Pembangunan Kelok Sembilan bukanlah hasil kerja dari orang yang baru bekerja selama tiga, empat atau lima tahun. Tapi itu adalah buah pikir dan usaha dari pemimpin yang jauh lebih dahulu memimpin propinsi ini, Zainal Bakar. Mesjid Raya Sumatera Barat juga bukan baru didirikan dua atau tiga tahun belakangan, melainkan sudah dicanangkan oleh salah satu putra terbaik Sumatera Barat, Gamawan Fauzi. Namun hasil cipta, karsa dan karya para pendahulu tersebut bisa diklaim oleh orang-orang yang memang pada saat ini memegang pena dan stempel kekuasaan.
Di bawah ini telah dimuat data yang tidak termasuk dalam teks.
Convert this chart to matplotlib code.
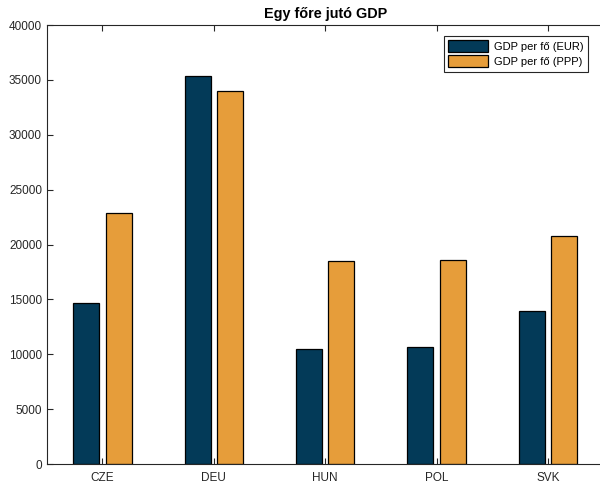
import matplotlib
matplotlib.use("Agg")
import matplotlib.pyplot as plt
import numpy as np

plt.rcParams['font.family'] = ['Liberation Sans', 'DejaVu Sans']

countries = ['CZE', 'DEU', 'HUN', 'POL', 'SVK']
gdp_eur = [14700, 35400, 10500, 10700, 13900]
gdp_ppp = [22900, 34000, 18500, 18600, 20800]
labels = ['GDP per fő (EUR)', 'GDP per fő (PPP)']

navy = '#033A58'
orange = '#E69D3A'

fig = plt.figure(figsize=(6, 4.84), dpi=100)
ax = fig.add_axes([0.078, 0.0413, 0.928, 0.907])

x = np.arange(1, len(countries) + 1)
w = 0.235
ax.bar(x - 0.145, gdp_eur, w, color=navy, edgecolor='black', linewidth=0.9, label=labels[0])
ax.bar(x + 0.145, gdp_ppp, w, color=orange, edgecolor='black', linewidth=0.9, label=labels[1])

ax.set_xlim(0.5, 5.5)
ax.set_ylim(0, 40000)
ax.set_yticks(np.arange(0, 40001, 5000))
ax.set_xticks(x)
ax.set_xticklabels(countries)
ax.tick_params(direction='in', top=True, right=False, labelsize=8.5, colors='#262626', length=4)
ax.tick_params(axis='x', pad=5.5)
for s in ax.spines.values():
    s.set_color('#262626')
    s.set_linewidth(0.8)

ax.set_title('Egy főre jutó GDP', fontsize=10.4, fontweight='bold', pad=5)

leg = ax.legend(loc='upper right', bbox_to_anchor=(0.98, 0.926), bbox_transform=fig.transFigure,
                borderaxespad=0, fontsize=8, handlelength=3.6, handleheight=1.3,
                fancybox=False, edgecolor='#262626', framealpha=1, borderpad=0.4,
                labelspacing=0.25, handletextpad=0.5)
leg.get_frame().set_linewidth(0.8)

fig.savefig('out.png', dpi=100)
Hal semacam ini menunjukan kepada kita semua bahwa sudah semakin kurangnya jumlah lelaki dan pemimpin yang mampu bersikap fair dan gentle layaknya seorang pemimpin. Memang dalam politik, semuanya seperti dihalalkan, namun setahu saya yang menggunakan cara-cara seperti itu adalah partai-partai yang berhaluan kiri, yang sampai saat ini pun bisa diragukan kebenarannya. Kesengajaan tidak memberikan masyarakat pendidikan politik yang baik, dan kesengajaan dalam membuat tingkat partisipasi pemilih tetap rendah telah menghasilkan pemimpin-pemimpin yang memiliki kekuasaan namum tidak memiliki legitimasi. Kekuasaan kerap digunakan sebagai sebuah hak kelompok. Hal-hal yang terjadi itu sungguh dapat dikatakan sebagai pengkhianatan terhadap bangsa dan negara.
Sudah waktunya masyarakat memahami kondisi dan keadaan yang sebenarnya. Sudah saatnya masyarakat menerima pemahaman politik yang lebih baik, yang lebih jujur dan tidak terpaku pada sebuah kemasan yang terkesan begitu halus, namun ternyata tidak memiliki niat yang baik, tidak saja sebagai pemimpin, namun sebagai manusia. Apatisme kita sebagai masyarakat dengan tidak terlibat dan tidak memilih dalam sebuah pemilihan telah memberikan sebuah hasil buruk yang akan berlangsung selama lima tahun, dan akan memberikan mereka peluang untuk kembali membodohi kita semua untuk lima tahun berikutnya.